Dating guides frequently give strict rules about how to behave around prospective partners. There are dictates about who should pick the restaurant and pay the check, how far in advance the date should be requested, and how long to wait before sending the follow-up text.
We’re advised to be open, but also mysterious. To wear makeup, but don’t try too hard. And always, always be positive.
In my book, It’s Not You, I rail against the dating gurus who tie us in knots of self-doubt with their narrow and often contradictory prescriptions for how to be lovable. Readers have questioned me about this. After all, doesn’t dating require a bit of salesmanship—choosing a nice profile picture, cherry-picking your favorite books and movies (your love of War and Peace is well documented, Bridget Jones’s Diary not so much), wearing smart clothes, and emphasizing the parts of your life that are going well (your promotion at work) over those that are not (your ongoing feud with your sister)?
It’s true. Showing up to a date in a wrinkled t-shirt and unwashed jeans is a bad idea. So is complaining about your back pain or your ex-wife.
But here’s what’s interesting about this question: Why do we assume that our best selves are fake? Why is the “real” you the one who falls asleep in front of the television with potato chip crumbs on her sweatshirt and curses her boss under her breath? As opposed to the one who rescues stray dogs and looks damn fine in a halter dress?
At the Buddhist meditation center where I study, I frequently staff weekend retreats. At the beginning of each program, we’re asked to create an uplifted environment. We make sure the cushions are straight, the flowers are fresh and the dining room chairs pushed in. We wear nice clothes and try to ensure that everyone who comes in the center feels welcome and comfortable.

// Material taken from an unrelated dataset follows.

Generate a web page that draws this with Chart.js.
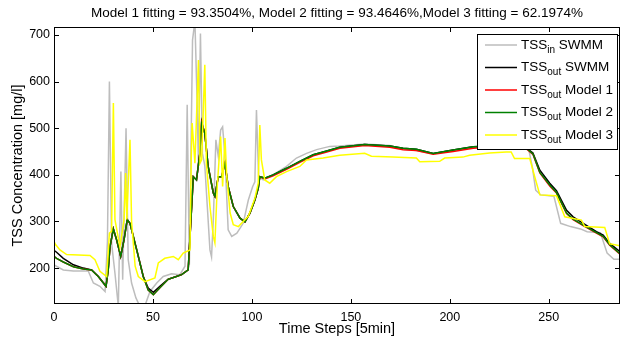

Are we being fake? No. We’re merely treating ourselves and others with respect. We’re turning our attention not to what others think of us, but to how can we give them the best experience possible.
I think this principle applies perfectly to dating. Too often, dating is presented as a business transaction. We set our terms and conditions (“He’d better pay for my drink or I’m outta here”) and calculate our advantages (“I hope she realizes she’s not getting any younger, whereas I have all the time in the world”).
We try to sell ourselves. Our pitches will vary depending on how confident we feel or how hot our date is. Sometime we take on the slightly hunched or overly slick demeanor of the seller (“I have to get her to like me!”). And sometimes we see ourselves as the “buyer,” with the power to coolly evaluate whether or not this person is worth our time.
Seeing ourselves and others as commodities makes dating stressful and no fun. So instead, why not see the date for what it is: a meeting of two people, trying to connect. Instead of attempting to impress or get the upper hand, why not simply treat your date with kindness and respect? Wear a nice dress. Take an interest in her job. Compliment his wine-choosing skills. Ask if she’s warm enough by the window.
It’s not about scoring brownie points or playing by the rules. It’s about making the evening as pleasant as possible for both of you. That way, no matter what happens, you both win.